▸ **Request**
In the listing below, locate the lines bearing the word "this". Copy every one of them.
# Exercise data start
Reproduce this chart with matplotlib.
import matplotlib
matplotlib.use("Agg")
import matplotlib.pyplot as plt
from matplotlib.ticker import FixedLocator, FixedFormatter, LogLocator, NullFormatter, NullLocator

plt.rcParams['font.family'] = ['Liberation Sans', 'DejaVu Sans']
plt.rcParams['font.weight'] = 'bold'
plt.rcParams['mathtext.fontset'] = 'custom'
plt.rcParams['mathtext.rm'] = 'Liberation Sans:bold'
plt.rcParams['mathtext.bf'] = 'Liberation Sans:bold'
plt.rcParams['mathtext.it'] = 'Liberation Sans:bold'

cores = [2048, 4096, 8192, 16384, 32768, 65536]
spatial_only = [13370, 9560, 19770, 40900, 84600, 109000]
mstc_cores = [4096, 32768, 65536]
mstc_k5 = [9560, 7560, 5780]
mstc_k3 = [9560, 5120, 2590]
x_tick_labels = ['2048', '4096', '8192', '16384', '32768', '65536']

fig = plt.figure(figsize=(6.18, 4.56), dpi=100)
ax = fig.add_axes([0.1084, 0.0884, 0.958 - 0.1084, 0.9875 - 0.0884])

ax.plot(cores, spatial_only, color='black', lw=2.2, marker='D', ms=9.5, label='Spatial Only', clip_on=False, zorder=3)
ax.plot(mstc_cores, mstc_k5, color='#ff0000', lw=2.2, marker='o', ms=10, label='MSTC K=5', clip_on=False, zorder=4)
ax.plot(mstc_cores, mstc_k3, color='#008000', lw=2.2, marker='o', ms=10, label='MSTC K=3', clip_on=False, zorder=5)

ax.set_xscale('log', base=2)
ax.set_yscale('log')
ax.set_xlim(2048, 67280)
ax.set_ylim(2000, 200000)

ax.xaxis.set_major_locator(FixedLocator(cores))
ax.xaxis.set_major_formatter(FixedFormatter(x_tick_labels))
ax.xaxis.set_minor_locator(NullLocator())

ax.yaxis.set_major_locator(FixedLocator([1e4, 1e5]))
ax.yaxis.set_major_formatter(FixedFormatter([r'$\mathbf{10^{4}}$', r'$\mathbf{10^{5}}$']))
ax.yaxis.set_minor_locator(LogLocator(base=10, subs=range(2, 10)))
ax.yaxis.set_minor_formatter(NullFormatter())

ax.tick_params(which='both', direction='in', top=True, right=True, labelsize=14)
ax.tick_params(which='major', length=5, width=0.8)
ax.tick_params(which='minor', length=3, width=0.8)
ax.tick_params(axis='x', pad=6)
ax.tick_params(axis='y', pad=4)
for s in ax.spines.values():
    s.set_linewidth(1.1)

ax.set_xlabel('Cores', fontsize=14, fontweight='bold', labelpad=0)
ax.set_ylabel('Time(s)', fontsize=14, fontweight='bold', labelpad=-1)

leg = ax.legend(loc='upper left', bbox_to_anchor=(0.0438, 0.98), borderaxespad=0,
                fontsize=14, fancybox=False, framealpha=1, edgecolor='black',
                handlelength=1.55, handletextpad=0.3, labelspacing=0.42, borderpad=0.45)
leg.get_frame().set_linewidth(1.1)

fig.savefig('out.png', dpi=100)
# Exercise data end
# Exercise data start
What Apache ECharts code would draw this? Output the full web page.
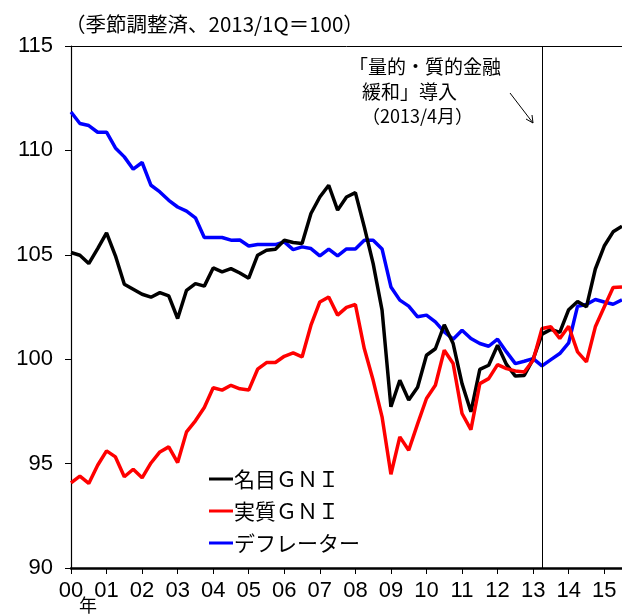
# Exercise data end
▸ **Task solution**
Reproduce this chart with matplotlib.
What Apache ECharts code would draw this? Output the full web page.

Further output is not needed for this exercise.